I have a .dat file that I had been reading with pd.read_csv
and always needed to use encoding="latin"
for it to read properly / without error. When I use pyarrow.csv.read_csv
I dont see a parameter to select the encoding of the file but it still works without issue(which is great! but i dont understand why / if it only auto handles certain encodings). The only parameters im using are setting the delimiter="|"
(with ParseOptions) and auto_dict_encode=True
with (ConvertOptions).
How is pyarrow handling different encoding types?
pyarrow
currently has no functionality to deal with different encodings, and assumes UTF8 for string/text data.
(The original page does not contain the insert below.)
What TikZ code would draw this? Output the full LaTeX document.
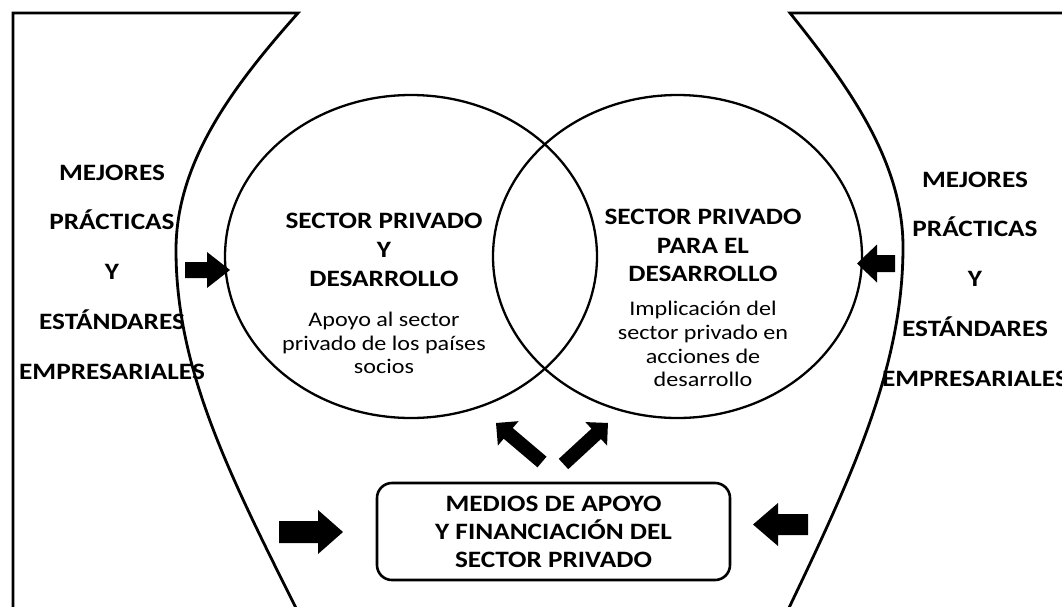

But the reason it doesn't raise an error is that pyarrow will read any non-UTF8 strings as a "binary" type column, instead of "string" type.
A small example:
# writing a small file with latin encoding
with open("test.csv", "w", encoding="latin") as f:
f.writelines(["col1,col2\n", "u,ù"])
Reading with pyarrow gives string for the first column (which only contains ASCII characters, thus also valid UTF8), but reads the second column as binary:
>>> from pyarrow import csv
>>> csv.read_csv("test.csv")
pyarrow.Table
col1: string
col2: binary
With pandas you indeed get an error by default (because pandas has no binary data type, and will try to read all text columns as python strings, thus UTF8):
>>> pd.read_csv("test.csv")
...
UnicodeDecodeError: 'utf-8' codec can't decode byte 0xf9 in position 0: invalid start byte
>>> pd.read_csv("test.csv", encoding="latin")
col1 col2
0 u ù